# Buying birds to release on your property -- does it work?



## dogwhistle (Oct 31, 2004)

we had lots of predators in the 50's and 60's but we had lots of pheasanst due to habitat- the Soil Bank Program.

releasing pheasants is a waste of time unless you go out and hunt them immediatly. they dont learn how to seek cover and food. the only exception is using bantam chickens that incubate the pheasant eggs and teach them how to survive.

releasing pheasants has been tried many many time on large and small scale and never sucessful.


----------



## Shotgun Kennel (Feb 9, 2007)

jlcrss said:


> I wish the DNR would work as hard at bringing the pheasants back as they did with the wolves.


This is the best post I have seen - Amen brother. I wish I would have thought of it.


----------



## FindTheBird (Dec 18, 2004)

Shotgun Kennel said:


> This is the best post I have seen - Amen brother. I wish I would have thought of it.

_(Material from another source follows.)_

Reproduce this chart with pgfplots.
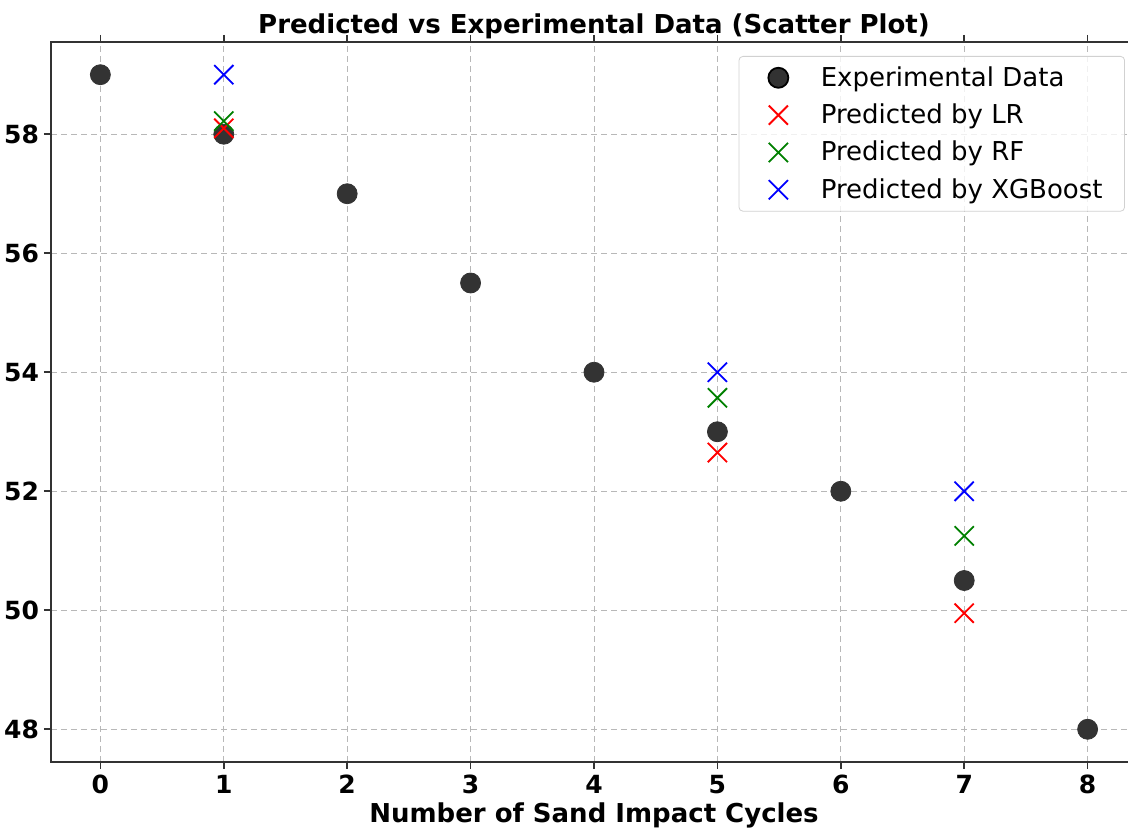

I could be wrong, but I thought that the DNR did very little to bring back the wolves other than to protect them just as they attempt to do with any critter who is out of season?


----------



## goodworkstractors (Aug 7, 2007)

Rysalka said:


> I had good luck using Banties and Game Cock hens as suragote mothers.
> 
> First year we free ranged the chickens hens (fed but not house them), the next spring we replace the setting chicken's eggs with pheasant eggs and allowed the surviving hens to hatch and teach the pheasant how to survive the wild plus roost in trees.
> The game cock hens did best as the seemed to have an ingrained survival sense, very protective of their chicks and roosted in trees and reverted back to the wild easily.
> ...


That's pretty interesting. Seems like one of the more promising methods. Did you have good cover for the birds already established or work to improve it as you went along? 

Do you just buy some chickens from someone and let them go in the fields or where do you get the free-range chickens? Also, where do you get pheasant eggs? How many of each do you get?


----------



## BradU20 (Jan 17, 2005)

Shotgun Kennel said:


> This is the best post I have seen - Amen brother. I wish I would have thought of it.


I hope you are being sarcastic.


----------